√ Il giudice, pronunciando la separazione, stabilisce a vantaggio del coniuge cui non sia addebitabile la separazione, il diritto di ricevere dall’altro coniuge quanto è necessario al suo mantenimento qualora egli non abbia adeguati redditi propri. Anche nella separazione consensuale è quindi possibile stabilire un assegno a favore del coniuge che non abbia mezzi per il proprio mantenimento. L’entità di tale somministrazione è finalizzata al mantenimento di un tenore di vita il più possibilmente similare a quello detenuto nel periodo precedente la separazione, ma deve anche essere determinato in relazione alle circostanze ed ai redditi dell’obbligato.
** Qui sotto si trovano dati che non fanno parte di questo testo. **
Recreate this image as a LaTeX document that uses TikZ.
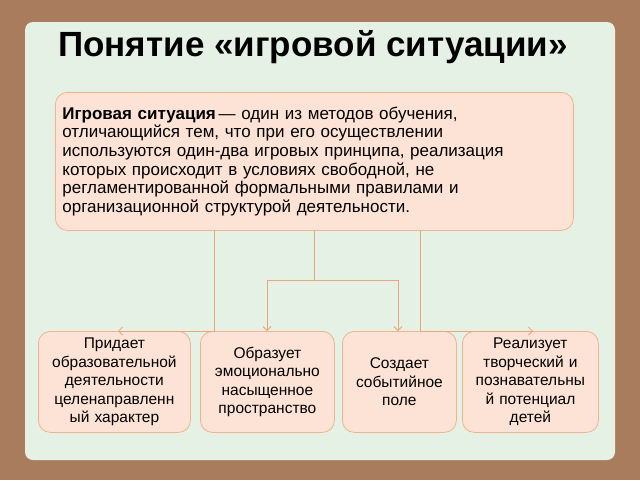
\documentclass[tikz,border=0pt]{standalone}
\usepackage{fontspec}
\setmainfont{Liberation Sans}
\usetikzlibrary{arrows.meta}
\definecolor{bgb}{HTML}{A87C5C}
\definecolor{panel}{HTML}{E6F1E6}
\definecolor{boxf}{HTML}{FDE3D5}
\definecolor{boxd}{HTML}{EFB48E}
\definecolor{linec}{HTML}{E8A67A}
\newcommand{\jl}[1]{\makebox[504pt][s]{#1}\\}
\begin{document}
\begin{tikzpicture}[x=1pt,y=-1pt,
  card/.style={draw=boxd,fill=boxf,rounded corners=12pt,line width=0.8pt,inner sep=3pt},
  small/.style={card,font=\fontsize{15.5}{18.5}\selectfont,align=center},
  conn/.style={draw=linec,line width=0.8pt,-{Straight Barb[length=4pt,width=8pt]}}]
\useasboundingbox (0,0) rectangle (640,480);
\fill[bgb] (0,0) rectangle (640,480);
\fill[panel,rounded corners=8pt] (25,22) rectangle (615,460);
\node[font=\bfseries\fontsize{35}{38}\selectfont] (title) at (313,47) {Понятие «игровой ситуации»};
\node[card,minimum width=518pt,minimum height=138pt,anchor=north west] (main) at (55,92) {};
\node[text width=504pt,align=left,font=\fontsize{17}{18.6}\selectfont,inner sep=0] (mt) at (main.center) {\jl{\textbf{Игровая ситуация}\,— один из методов обучения,}\jl{отличающийся тем, что при его осуществлении}\jl{используются один-два игровых принципа, реализация}\jl{которых происходит в условиях свободной, не}\jl{регламентированной формальными правилами и}организационной структурой деятельности.};
\node[small,minimum width=152pt,minimum height=101pt,text width=144pt,anchor=north west] (b1) at (38,331) {Придает\\образовательной\\деятельности\\целенаправленн\\ый характер};
\node[small,minimum width=134pt,minimum height=101pt,text width=126pt,anchor=north west] (b2) at (200,331) {Образует\\эмоционально\\насыщенное\\пространство};
\node[small,minimum width=114pt,minimum height=101pt,text width=106pt,anchor=north west] (b3) at (342,331) {Создает\\событийное\\поле};
\node[small,minimum width=136pt,minimum height=101pt,text width=128pt,anchor=north west] (b4) at (462,331) {Реализует\\творческий и\\познавательны\\й потенциал\\детей};
\coordinate (j) at (main.south |- 0,280);
\draw[draw=linec,line width=0.8pt] (main.south) -- (j);
\draw[conn] (j) -| (b2.north -| 267,0);
\draw[conn] (j) -| (b3.north -| 398,0);
\draw[conn] (main.south -| 214,0) |- (b1.north -| 118,0);
\draw[conn] (main.south -| 420,0) |- (b4.north -| 533,0);
\end{tikzpicture}
\end{document}
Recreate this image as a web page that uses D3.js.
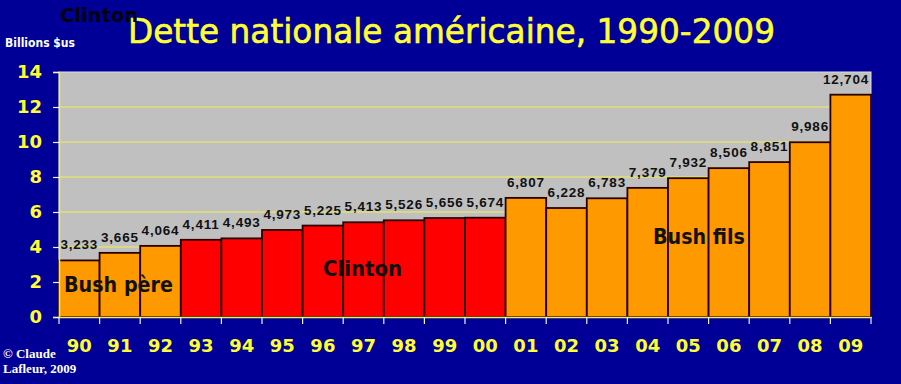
<!DOCTYPE html>
<html><head><meta charset="utf-8">
<script src="https://cdn.jsdelivr.net/npm/d3@7"></script>
<style>html,body{margin:0;padding:0;background:#000096;}svg{display:block;}</style>
</head><body>
<script>
const years = ["90","91","92","93","94","95","96","97","98","99","00","01","02","03","04","05","06","07","08","09"];
const debt = [3.233,3.665,4.064,4.411,4.493,4.973,5.225,5.413,5.526,5.656,5.674,6.807,6.228,6.783,7.379,7.932,8.506,8.851,9.986,12.704];
const labels = ["3,233","3,665","4,064","4,411","4,493","4,973","5,225","5,413","5,526","5,656","5,674","6,807","6,228","6,783","7,379","7,932","8,506","8,851","9,986","12,704"];
const president = ["Bush père","Bush père","Bush père","Clinton","Clinton","Clinton","Clinton","Clinton","Clinton","Clinton","Clinton","Bush fils","Bush fils","Bush fils","Bush fils","Bush fils","Bush fils","Bush fils","Bush fils","Bush fils"];
const yTicks = [0,2,4,6,8,10,12,14];
const colors = {"Bush père":"#ff9900","Clinton":"#ff0000","Bush fils":"#ff9900"};

const W=901,H=384;
const m={left:59,right:30,top:72,bottom:67};
const svg=d3.select("body").append("svg").attr("width",W).attr("height",H);
svg.append("rect").attr("width",W).attr("height",H).attr("fill","#000096");

const x=d3.scaleBand().domain(years).range([m.left,W-m.right]).padding(0);
const y=d3.scaleLinear().domain([0,14]).range([H-m.bottom,m.top]);
const right=x.range()[1];

// plot area
svg.append("rect").attr("x",m.left).attr("y",y(14)).attr("width",right-m.left).attr("height",y(0)-y(14))
  .attr("fill","#c0c0c0").attr("stroke","#dcdcdc").attr("stroke-width",1);

// gridlines
svg.append("g").selectAll("line").data(yTicks.filter(t=>t>0&&t<14)).join("line")
  .attr("x1",m.left).attr("x2",right).attr("y1",d=>y(d)).attr("y2",d=>y(d))
  .attr("stroke","#f0f050").attr("stroke-width",1.2);

// bars
svg.append("g").selectAll("rect").data(debt).join("rect")
  .attr("x",(d,i)=>x(years[i])).attr("y",d=>y(d)).attr("width",x.bandwidth()).attr("height",d=>y(0)-y(d))
  .attr("fill",(d,i)=>colors[president[i]]).attr("stroke","#2a0000").attr("stroke-width",1.8);

// value labels
const vl=svg.append("g").selectAll("text").data(debt).join("text")
  .attr("x",(d,i)=>x(years[i])+x.bandwidth()/2).attr("y",d=>y(d)-11)
  .attr("text-anchor","middle").attr("font-family","Liberation Sans").attr("font-weight","bold")
  .attr("font-size",13.5).attr("letter-spacing",0.8).attr("fill","#111").text((d,i)=>labels[i]);
vl.each(function(d,i){
  const w=this.getComputedTextLength();
  const cx=x(years[i])+x.bandwidth()/2;
  if(cx+w/2>right-3){d3.select(this).attr("text-anchor","end").attr("x",right-2);}
});

// y axis
const ya=svg.append("g").attr("transform",`translate(${m.left},0)`)
  .call(d3.axisLeft(y).tickValues(yTicks).tickSize(6).tickPadding(11).tickFormat(d3.format("d")));
ya.select(".domain").attr("stroke","#f0f050").attr("stroke-width",1.5);
ya.selectAll(".tick line").attr("stroke","#f0f0f0").attr("stroke-width",1.2);
ya.selectAll("text").attr("fill","#ffff33").attr("font-family","DejaVu Sans").attr("font-weight","bold").attr("font-size",18);

// x axis
const xa=svg.append("g").attr("transform",`translate(0,${y(0)})`)
  .call(d3.axisBottom(x).tickSize(0).tickPadding(22));
xa.select(".domain").attr("stroke","#f0f050").attr("stroke-width",1.5);
xa.selectAll("text").attr("fill","#ffff33").attr("font-family","DejaVu Sans").attr("font-weight","bold").attr("font-size",18);
svg.append("g").selectAll("line").data(years.concat(["end"])).join("line")
  .attr("x1",(d,i)=>m.left+i*x.bandwidth()).attr("x2",(d,i)=>m.left+i*x.bandwidth())
  .attr("y1",y(0)).attr("y2",y(0)+7).attr("stroke","#f0f0f0").attr("stroke-width",1.2);

// title and texts
svg.append("text").attr("x",128).attr("y",43)
  .attr("font-family","DejaVu Sans").attr("font-size",33).attr("fill","#ffff33")
  .attr("stroke","#ffff33").attr("stroke-width",0.6)
  .attr("textLength",647).attr("lengthAdjust","spacingAndGlyphs").text("Dette nationale américaine, 1990-2009");
svg.append("text").attr("x",60).attr("y",22).attr("font-family","DejaVu Sans").attr("font-weight","bold")
  .attr("font-size",20).attr("fill","#000010").attr("textLength",78).attr("lengthAdjust","spacingAndGlyphs").text("Clinton");
svg.append("text").attr("x",5).attr("y",47).attr("font-family","DejaVu Sans").attr("font-weight","bold")
  .attr("font-size",11.5).attr("fill","#fff").attr("textLength",70).attr("lengthAdjust","spacingAndGlyphs").text("Billions $us");

// annotations
const ann=[{t:"Bush père",x:64,y:292,w:109},{t:"Clinton",x:323,y:276,w:79},{t:"Bush fils",x:653,y:244,w:92}];
svg.append("g").selectAll("text").data(ann).join("text").attr("x",d=>d.x).attr("y",d=>d.y)
  .attr("font-family","DejaVu Sans").attr("font-weight","bold").attr("font-size",22).attr("fill","#111")
  .attr("textLength",d=>d.w).attr("lengthAdjust","spacingAndGlyphs").text(d=>d.t);

svg.append("text").attr("x",3).attr("y",358).attr("font-family","Liberation Serif").attr("font-weight","bold")
  .attr("font-size",13).attr("fill","#fff").text("© Claude");
svg.append("text").attr("x",3).attr("y",373).attr("font-family","Liberation Serif").attr("font-weight","bold")
  .attr("font-size",13).attr("fill","#fff").text("Lafleur, 2009");
</script>
</body></html>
Il mantenimento è di regola versato periodicamente con cadenza mensile, pertanto si è soliti parlare di “assegno di mantenimento”. In caso di inadempienza, a seguito di richiesta dell’avente diritto, il giudice può disporre il sequestro di parte o di tutti i beni dell’obbligato ed ordinare ai terzi debitori del coniuge obbligato (per es. i datori di lavoro), di versare una parte delle somme dovute direttamente all’avente diritto.
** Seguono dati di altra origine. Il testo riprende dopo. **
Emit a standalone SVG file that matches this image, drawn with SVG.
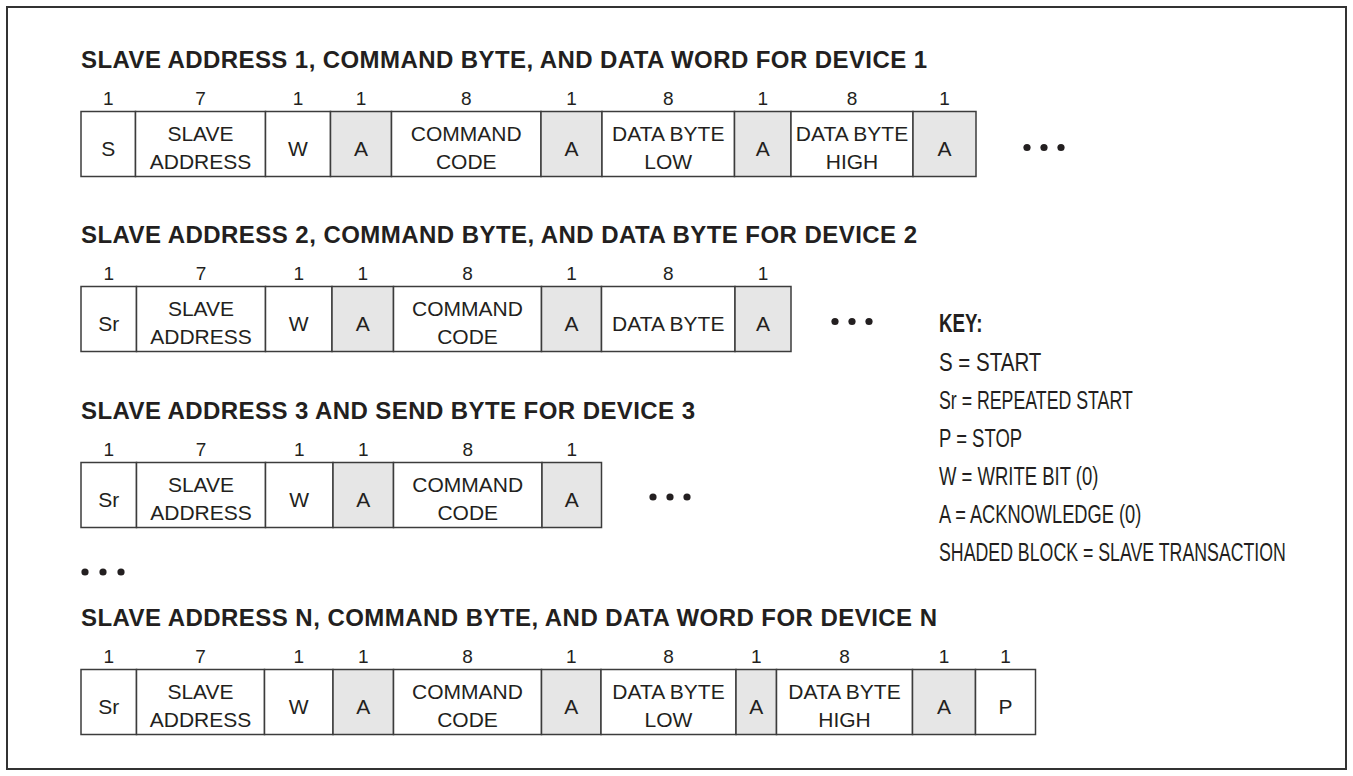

Il coniuge a cui è addebitata la separazione, non ha diritto ad ottenere il mantenimento, pur essendo economicamente più debole rispetto all’altro coniuge; tuttavia egli avrà diritto ad ottenere il versamento degli alimenti che, a differenza del mantenimento, sono appena sufficienti da permettergli la sussistenza qualora versi in situazione di particolare indigenza o povertà.
Il giudice, qualora ricorrano gravi motivi e su istanza di parte, può in qualsiasi momento disporre la revoca o la modifica dei provvedimenti presi in materia di mantenimento.
Assegnazione della casa famigliare
Il godimento della casa famigliare è attribuito tenendo prioritariamente conto dell’interesse dei figli; alla luce di tale principio, salvo diverse pattuizioni, è prassi che l’assegnazione della casa famigliare venga fatta in favore del genitore con il quale convivranno principalmente i figli, al fine di non rendere oltremodo traumatica l’esperienza della separazione allontanandoli dall’abitazione dove erano abituati a vivere. Dell’assegnazione il giudice tiene conto nella regolamentazione dei rapporti economici tra i genitori, considerato l’eventuale titolo di proprietà. Il diritto al godimento della casa famigliare viene meno nel caso che l’assegnatario non abiti o cessi di abitare stabilmente nella casa famigliare o conviva more uxorio o contragga nuovo matrimonio. Il provvedimento di assegnazione e quello di revoca sono trascrivibili sui pubblici registri immobiliari così da renderli opponibili a terzi (nel caso ad esempio che il coniuge proprietario esclusivo dell’abitazione famigliare ma non assegnatario della stessa, venda l’immobile ad altri soggetti). Nel caso di contratto di locazione, questo continua a produrre i suoi effetti nei confronti del coniuge assegnatario della casa coniugale.